___ Data provided

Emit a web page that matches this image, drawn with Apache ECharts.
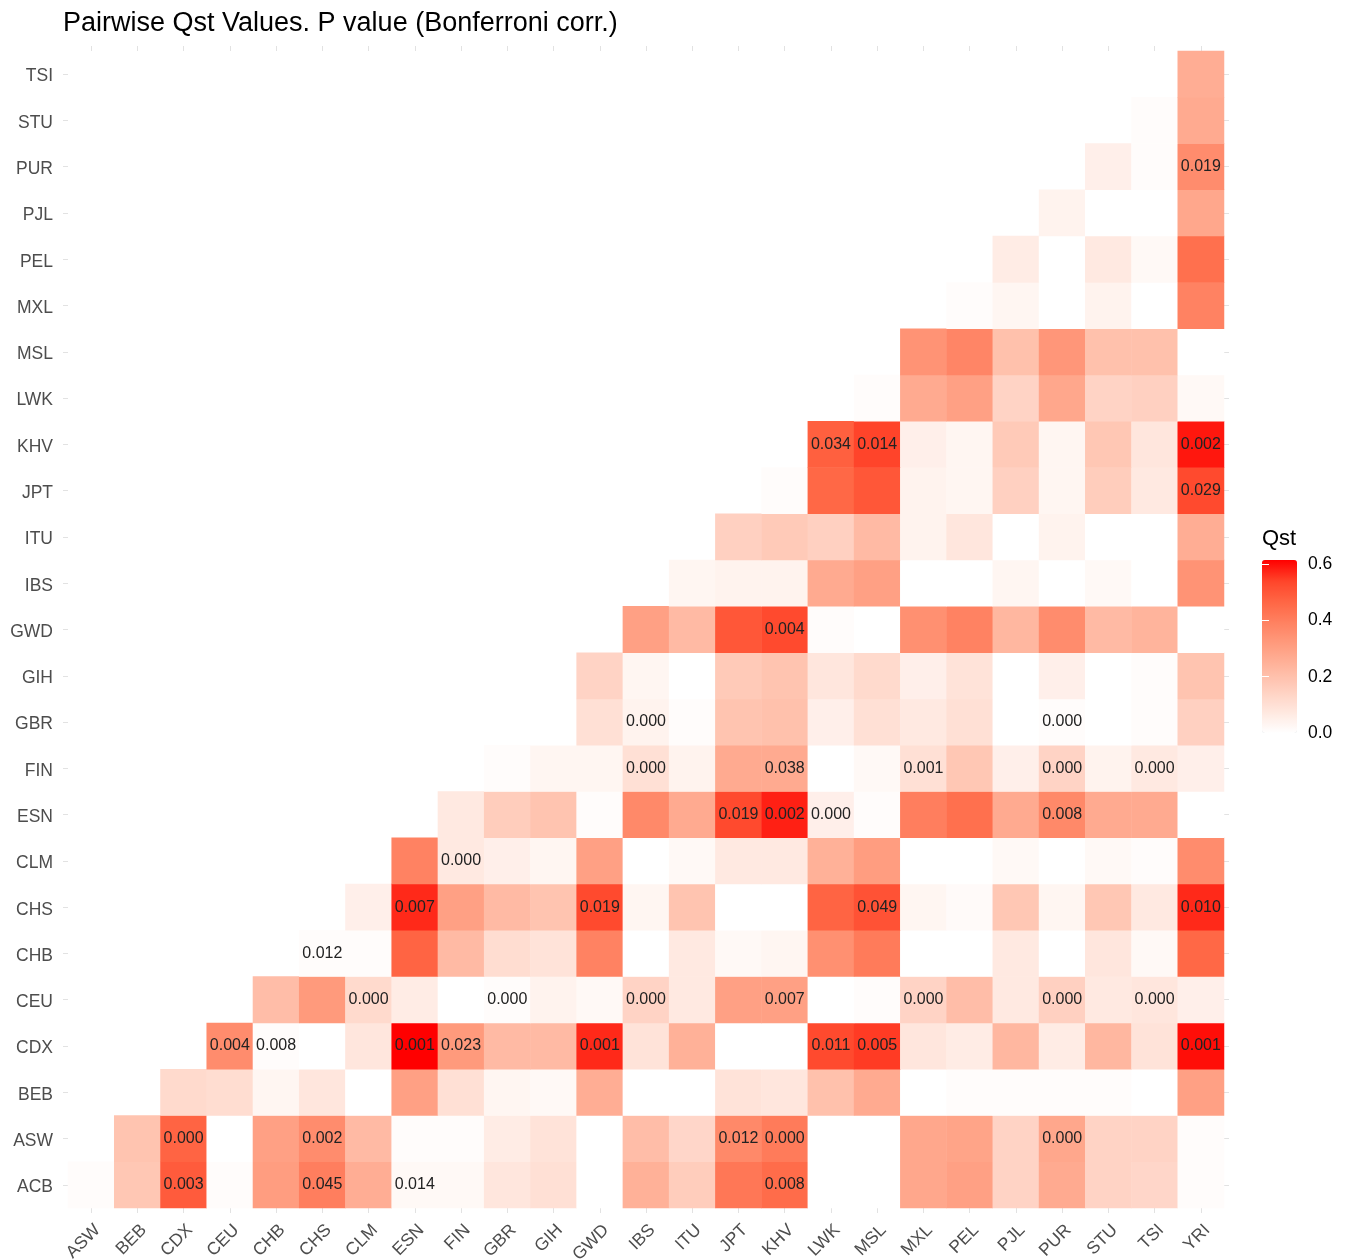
<!DOCTYPE html>
<html><head><meta charset="utf-8">
<script src="https://cdn.jsdelivr.net/npm/echarts@6/dist/echarts.min.js"></script>
<style>html,body{margin:0;padding:0;background:#fff}#c{width:1347px;height:1260px}</style>
</head><body><div id="c"></div>
<script>
const xCats = ['ASW','BEB','CDX','CEU','CHB','CHS','CLM','ESN','FIN','GBR','GIH','GWD','IBS','ITU','JPT','KHV','LWK','MSL','MXL','PEL','PJL','PUR','STU','TSI','YRI'];
const yCats = ['ACB','ASW','BEB','CDX','CEU','CHB','CHS','CLM','ESN','FIN','GBR','GIH','GWD','IBS','ITU','JPT','KHV','LWK','MSL','MXL','PEL','PJL','PUR','STU','TSI'];
const legendTicks = [0, 0.2, 0.4, 0.6];

// Qst per row (y category); each row starts at the x category with the same index
const qstACB = [0.01,0.18,0.49,0.01,0.31,0.40,0.26,0.02,0.02,0.08,0.10,0.00,0.25,0.16,0.42,0.45,0.00,0.00,0.28,0.30,0.14,0.27,0.14,0.13,0.01];
const qstASW = [0.19,0.47,0.00,0.30,0.36,0.22,0.01,0.01,0.06,0.09,0.00,0.21,0.13,0.37,0.41,0.00,0.00,0.28,0.29,0.14,0.28,0.14,0.14,0.01];
const qstBEB = [0.12,0.11,0.03,0.08,0.00,0.30,0.10,0.03,0.02,0.26,0.00,0.00,0.09,0.08,0.20,0.27,0.00,0.01,0.01,0.01,0.01,0.00,0.30];
const qstCDX = [0.36,0.01,0.00,0.08,0.615,0.32,0.22,0.22,0.57,0.09,0.25,0.00,0.00,0.53,0.55,0.08,0.06,0.23,0.06,0.23,0.09,0.60];
const qstCEU = [0.21,0.32,0.12,0.06,0.00,0.01,0.04,0.02,0.14,0.07,0.30,0.30,0.00,0.01,0.14,0.21,0.07,0.15,0.07,0.08,0.05];
const qstCHB = [0.01,0.01,0.47,0.22,0.11,0.09,0.39,0.00,0.07,0.02,0.03,0.35,0.41,0.00,0.00,0.07,0.00,0.08,0.02,0.46];
const qstCHS = [0.05,0.57,0.30,0.22,0.19,0.53,0.03,0.19,0.00,0.00,0.47,0.51,0.03,0.015,0.18,0.03,0.18,0.07,0.57];
const qstCLM = [0.39,0.07,0.05,0.03,0.30,0.00,0.02,0.07,0.07,0.25,0.31,0.00,0.00,0.02,0.00,0.02,0.01,0.36];
const qstESN = [0.07,0.16,0.19,0.01,0.37,0.27,0.53,0.58,0.05,0.01,0.40,0.44,0.27,0.37,0.27,0.27,0.00];
const qstFIN = [0.01,0.03,0.03,0.10,0.04,0.27,0.27,0.00,0.02,0.10,0.18,0.05,0.14,0.04,0.07,0.05];
const qstGBR = [0.00,0.10,0.04,0.01,0.19,0.20,0.05,0.10,0.07,0.10,0.00,0.01,0.00,0.01,0.15];
const qstGIH = [0.14,0.03,0.00,0.17,0.19,0.08,0.12,0.05,0.09,0.00,0.05,0.00,0.01,0.19];
const qstGWD = [0.30,0.22,0.50,0.53,0.01,0.00,0.35,0.39,0.23,0.36,0.22,0.24,0.00];
const qstIBS = [0.03,0.04,0.04,0.27,0.30,0.00,0.00,0.03,0.00,0.02,0.00,0.34];
const qstITU = [0.15,0.17,0.15,0.22,0.04,0.08,0.00,0.04,0.00,0.00,0.26];
const qstJPT = [0.01,0.46,0.50,0.04,0.03,0.15,0.03,0.16,0.07,0.53];
const qstKHV = [0.48,0.54,0.05,0.03,0.17,0.03,0.18,0.08,0.59];
const qstLWK = [0.01,0.27,0.30,0.14,0.28,0.14,0.15,0.02];
const qstMSL = [0.34,0.38,0.20,0.33,0.20,0.20,0.00];
const qstMXL = [0.01,0.03,0.00,0.04,0.00,0.39];
const qstPEL = [0.06,0.00,0.07,0.02,0.44];
const qstPJL = [0.04,0.00,0.00,0.28];
const qstPUR = [0.05,0.01,0.36];
const qstSTU = [0.01,0.27];
const qstTSI = [0.26];

// P value labels: [row (y), column (x), text]
const pLabels = [
  ['ACB','CDX','0.003'],['ACB','CHS','0.045'],['ACB','ESN','0.014'],['ACB','KHV','0.008'],
  ['ASW','CDX','0.000'],['ASW','CHS','0.002'],['ASW','JPT','0.012'],['ASW','KHV','0.000'],['ASW','PUR','0.000'],
  ['CDX','CEU','0.004'],['CDX','CHB','0.008'],['CDX','ESN','0.001'],['CDX','FIN','0.023'],['CDX','GWD','0.001'],['CDX','LWK','0.011'],['CDX','MSL','0.005'],['CDX','YRI','0.001'],
  ['CEU','CLM','0.000'],['CEU','GBR','0.000'],['CEU','IBS','0.000'],['CEU','KHV','0.007'],['CEU','MXL','0.000'],['CEU','PUR','0.000'],['CEU','TSI','0.000'],
  ['CHB','CHS','0.012'],
  ['CHS','ESN','0.007'],['CHS','GWD','0.019'],['CHS','MSL','0.049'],['CHS','YRI','0.010'],
  ['CLM','FIN','0.000'],
  ['ESN','JPT','0.019'],['ESN','KHV','0.002'],['ESN','LWK','0.000'],['ESN','PUR','0.008'],
  ['FIN','IBS','0.000'],['FIN','KHV','0.038'],['FIN','MXL','0.001'],['FIN','PUR','0.000'],['FIN','TSI','0.000'],
  ['GBR','IBS','0.000'],['GBR','PUR','0.000'],
  ['GWD','KHV','0.004'],
  ['JPT','YRI','0.029'],
  ['KHV','LWK','0.034'],['KHV','MSL','0.014'],['KHV','YRI','0.002'],
  ['PUR','YRI','0.019']
];

const rows = [qstACB,qstASW,qstBEB,qstCDX,qstCEU,qstCHB,qstCHS,qstCLM,qstESN,qstFIN,qstGBR,qstGIH,qstGWD,qstIBS,qstITU,qstJPT,qstKHV,qstLWK,qstMSL,qstMXL,qstPEL,qstPJL,qstPUR,qstSTU,qstTSI];

const labelMap = {};
pLabels.forEach(([r, c, t]) => { labelMap[xCats.indexOf(c) + '|' + yCats.indexOf(r)] = t; });

const data = [];
rows.forEach((row, yi) => {
  row.forEach((v, k) => { data.push([yi + k, yi, v]); });
});

// white -> red, interpolated in Lab (as ggplot does)
const scaleColors = ['#FFFFFF','#FFE7DE','#FFCFBF','#FFB7A0','#FF9E81','#FF8464','#FF6846','#FF462B','#FF0000'];
const font = 'Liberation Sans';
const tickStyle = {show:true, alignWithLabel:true, length:5, lineStyle:{color:'#e2e2e2', width:1}};

const chart = echarts.init(document.getElementById('c'), null, {renderer:'canvas'});
chart.setOption({
  backgroundColor:'#ffffff',
  animation:false,
  title:{text:'Pairwise Qst Values. P value (Bonferroni corr.)', left:58, top:5,
    textStyle:{fontFamily:font, fontSize:27, fontWeight:'normal', color:'#000'}},
  grid:[
    {left:68, top:51, width:1156, height:1157, outerBoundsMode:'none', containLabel:false},
    {left:1262, top:560, width:35, height:173, outerBoundsMode:'none', containLabel:false}
  ],
  xAxis:[
    {type:'category', data:xCats, gridIndex:0, position:'bottom', axisLine:{show:false}, axisTick:tickStyle,
     axisLabel:{rotate:45, margin:13, verticalAlign:'top', fontSize:17.5, color:'#4d4d4d', fontFamily:font}, splitLine:{show:false}},
    {type:'category', data:xCats, gridIndex:0, position:'top', axisLine:{show:false}, axisTick:tickStyle,
     axisLabel:{show:false}, splitLine:{show:false}},
    {type:'value', gridIndex:1, show:false, min:0, max:1}
  ],
  yAxis:[
    {type:'category', data:yCats, gridIndex:0, position:'left', axisLine:{show:false}, axisTick:tickStyle,
     axisLabel:{margin:15, formatter:v => '{a|' + v + '}',
       rich:{a:{fontSize:17.5, color:'#4d4d4d', fontFamily:font, padding:[5,0,0,0]}}}, splitLine:{show:false}},
    {type:'category', data:yCats, gridIndex:0, position:'right', axisLine:{show:false}, axisTick:tickStyle,
     axisLabel:{show:false}, splitLine:{show:false}},
    {type:'value', gridIndex:1, min:0, max:0.615, position:'right', z:10, axisLine:{show:false},
     axisTick:{show:true, inside:true, length:7, lineStyle:{color:'#ffffff', width:1}, customValues:legendTicks},
     axisLabel:{customValues:legendTicks, formatter:v => v.toFixed(1), margin:11, padding:[5,0,0,0], fontSize:17.5, color:'#000', fontFamily:font},
     splitLine:{show:false}},
    {type:'value', gridIndex:1, min:0, max:0.615, position:'left', z:10, axisLine:{show:false},
     axisTick:{show:true, inside:true, length:7, lineStyle:{color:'#ffffff', width:1}, customValues:legendTicks},
     axisLabel:{show:false}, splitLine:{show:false}}
  ],
  visualMap:{type:'continuous', seriesIndex:0, dimension:2, min:0, max:0.615, calculable:false, show:true,
    orient:'vertical', left:1262, top:560, itemWidth:35, itemHeight:173, padding:0, text:null,
    inRange:{color:scaleColors}, z:2},
  graphic:[{type:'text', left:1262, top:528, style:{text:'Qst', fontSize:22, fill:'#000', fontFamily:font}}],
  series:[{
    type:'heatmap', xAxisIndex:0, yAxisIndex:0, data:data,
    label:{show:true, fontSize:16, color:'#222', fontFamily:font,
      formatter:p => labelMap[p.data[0] + '|' + p.data[1]] || ''},
    itemStyle:{borderWidth:0},
    emphasis:{disabled:true}
  }]
});
</script></body></html>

______

_Goal_
Reproduce only the lines from the beginning of the data through the line that contains "const legendTicks = [0, 0.2, 0.4, 0.6];", both included, and please drop the pictures.

_Written reply_
Emit a web page that matches this image, drawn with Apache ECharts.
<!DOCTYPE html>
<html><head><meta charset="utf-8">
<script src="https://cdn.jsdelivr.net/npm/echarts@6/dist/echarts.min.js"></script>
<style>html,body{margin:0;padding:0;background:#fff}#c{width:1347px;height:1260px}</style>
</head><body><div id="c"></div>
<script>
const xCats = ['ASW','BEB','CDX','CEU','CHB','CHS','CLM','ESN','FIN','GBR','GIH','GWD','IBS','ITU','JPT','KHV','LWK','MSL','MXL','PEL','PJL','PUR','STU','TSI','YRI'];
const yCats = ['ACB','ASW','BEB','CDX','CEU','CHB','CHS','CLM','ESN','FIN','GBR','GIH','GWD','IBS','ITU','JPT','KHV','LWK','MSL','MXL','PEL','PJL','PUR','STU','TSI'];
const legendTicks = [0, 0.2, 0.4, 0.6];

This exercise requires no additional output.